How is a Place Added to the National Register of Historic Places?

By Audrey W. | Arcadia Staff
Chances are good that you’ve visited a site listed on the National Register of Historic Places in your life. The Marlboro Courthouse in Charleston, SC, Independence Hall in Philadelphia, PA, and the Empire State Building in New York City, NY are just three of the 90,000 individual site preserved by the registry. They are recognized for their significance in the evolution of art, culture, history, and archeology, but how exactly do they make it to the list in the first place, and where did the list come from?

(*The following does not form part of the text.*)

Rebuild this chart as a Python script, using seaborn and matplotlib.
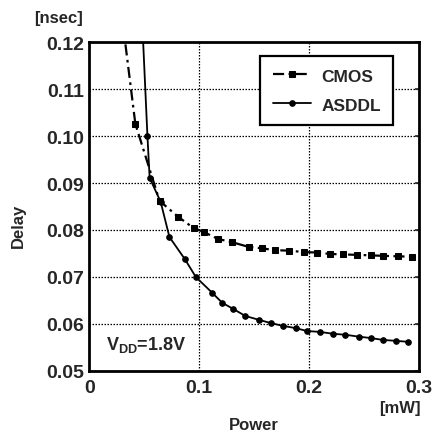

How was the national registry of historic places born?
The National Register of Historic Places was enacted as part of the 1966 National Historic Preservation Act, and was the first effort the country made to preserve its historic sites. Until 1966, historic conservation laws didn’t exist - it was the responsibility of the local and state governments to fund and protect any memorials, monuments, sites, or locations they deemed historically prominent.  
Old Slater Mill, located in the historic district of Pawtucket, Rhode Island, was the first site to be added to the registry on November 13, 1966. It was one of the first cotton spinning mills built in America. A slew of nominations followed the mill. The program quickly designated a “Keeper” - someone who oversees decisions on what sites meet the criteria to be named a national historic site.
The first official Keeper of the Register was William J. Murtagh, an architectural historian. He oversaw the organization in the late 1960s and early 1970s when it was still underfunded, understaffed, and had few guidelines to operate under. In 1979, two Assistant Directorates were established: the Assistant Directorate for Archeology and the Assistant Directorate for Park Historic Preservation. However, by 1983, the two directorates merged to become more efficient in their work. Jerry L. Rogers was the first person chosen to manage the newly-formed program and remained in this role for more than a decade.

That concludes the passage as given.